The minor amount of rubbing the applicator tool on the surface of the sensor during application seems to be enough to break through the oxidation layer. We will continue to experiment with less aggressive methods of breaking thru this oxide layer on the sensor back plane than sanding. We are also consulting with HPK on what might be the best method to achieve a good low resistance connection to the sensor back plane.

As can be seen in the data in Table 1, if the connection has a high resistance it can be unstable. The connections with no extra resistance did not vary while many of the high resistance connection would jump up and down in resistance form day to day. This would seem to indicate an unreliable connection.
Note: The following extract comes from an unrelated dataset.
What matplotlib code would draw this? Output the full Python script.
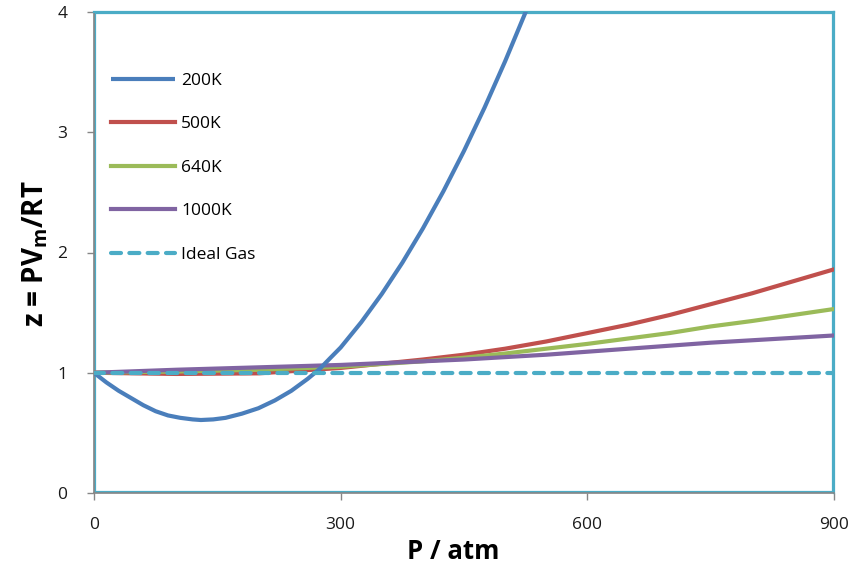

Even with a good initial connection to the sensor back plane it may be wise to have a redundant connection with the extra pad on the TOB modules. On the TEC modules 2 dots of epoxy are already applied to each sensor, so this redundancy is already there. It may be possible to actually make both of these connections on the gantry for the TOB modules. This will have to be investigated.

It is obvious from what we have learned that checking of this connection before bonding on all modules should be a standard procedure. One observation in working with the 2 different epoxies is that the EE-129-4 took ~48 hours for the connection to stabilize where the 2902 didn’t seem to change much after ~ 24 hours. There were not consistent differences in the conductivity of the 2 epoxies as far as we could see.

Just this week FNAL built 6 modules and then measured the resistance the next day. They found 5 of the 12 sensor bias connections had higher than normal (11.3K) resistance. The values of the high resistance connections were: 22.0, 22.5, 48.8, 169.2 and 178.8K ohms.